Introduction

When people have been talked about and written about by others for most of their lives, it is an unusual, exciting and affirming experience to have the chance to talk about themselves and to be published in their own words. Such experience creates a sense of self, an identity. It develops autonomy and self definition.

We who have a disability do find a lot of others - health professionals, politicians, employment experts, welfare organisations - talking 'about' us, about our needs, our potential, our limitations. We appear in statistics to demonstrate lack of funds or the need for new programs. We find bits of ourselves, bits of our lives, illustrating cases or adorning requests for charitable donations. We are used as part of somebody else's work satisfaction, case management or problem solving.

In a way this is to be expected. All workers and researchers work with something, find solutions to some problem. When however, the 'something', the 'case', the 'problem', never has the opportunity to be a worker, a manager or a problem solver, things get out of balance. Identity is defined by others, problems are defined by others, solutions are found by others.

This publication begins to restore the balance. Working men and women with disabilities are speaking in their own words, voicing their own successes, identifying their own difficulties, arriving at their own solutions. They are expressing their own whole humanity.

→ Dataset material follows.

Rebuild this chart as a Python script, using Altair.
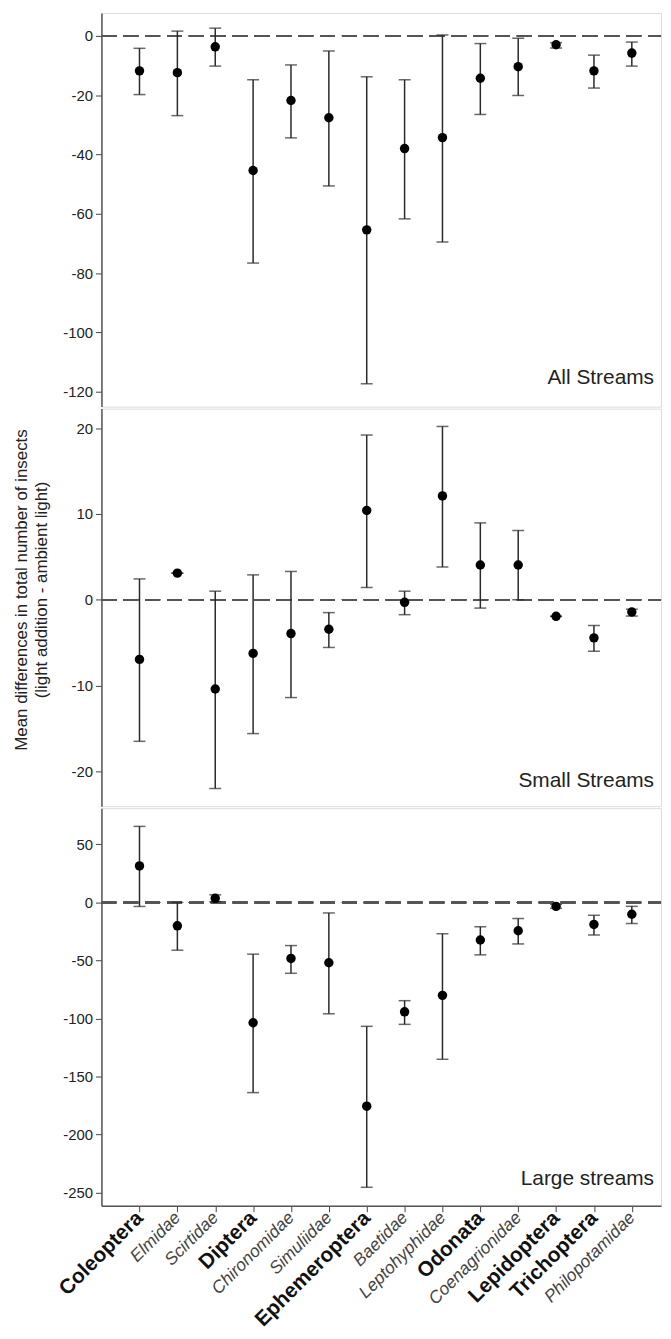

The contributors to Ready, Willing and Able do not always agree with each other, they do not all have the same experiences of work, they do not all think the same thoughts. Each has taken the opportunity to convey something individual about employment, about being a worker, about sheltered workshops, enclave teams, mainstream employment, discrimination, money, satisfaction, transition, independence, isolation, belonging.

They demonstrate that fundamental fact about having a disability which is so hard for the general public to believe: the disability is not the centre of a person's sense of self. hat is central is the individual spirit, the unique way of being, of each person. A world in which the expression of this uniqueness is encouraged and valued is a world which will include people who have a disability in all its affairs - social, political and economic.

The importance of being so included is illustrated in this publication from the United Trades and Labor Council, through interviews, creative writing, portraits, photographs and other visual media.

The Disability Discrimination Act came into effect in 1993. It protects people who have a disability from discriminatory treatment in. among other things, employment, education, accommodation, goods and services, sport, and Commonwealth laws and programs. This new federal law is evidence that our community will no longer tolerate such unfair treatment, evidence of a determination that people who have a disability must be enabled to work and live to their full human capacity.

The humour, impatience, vision, thoughtfulness, variety and anger contained in Ready, Willing and Able, are evidence that people with a disability are just that: people.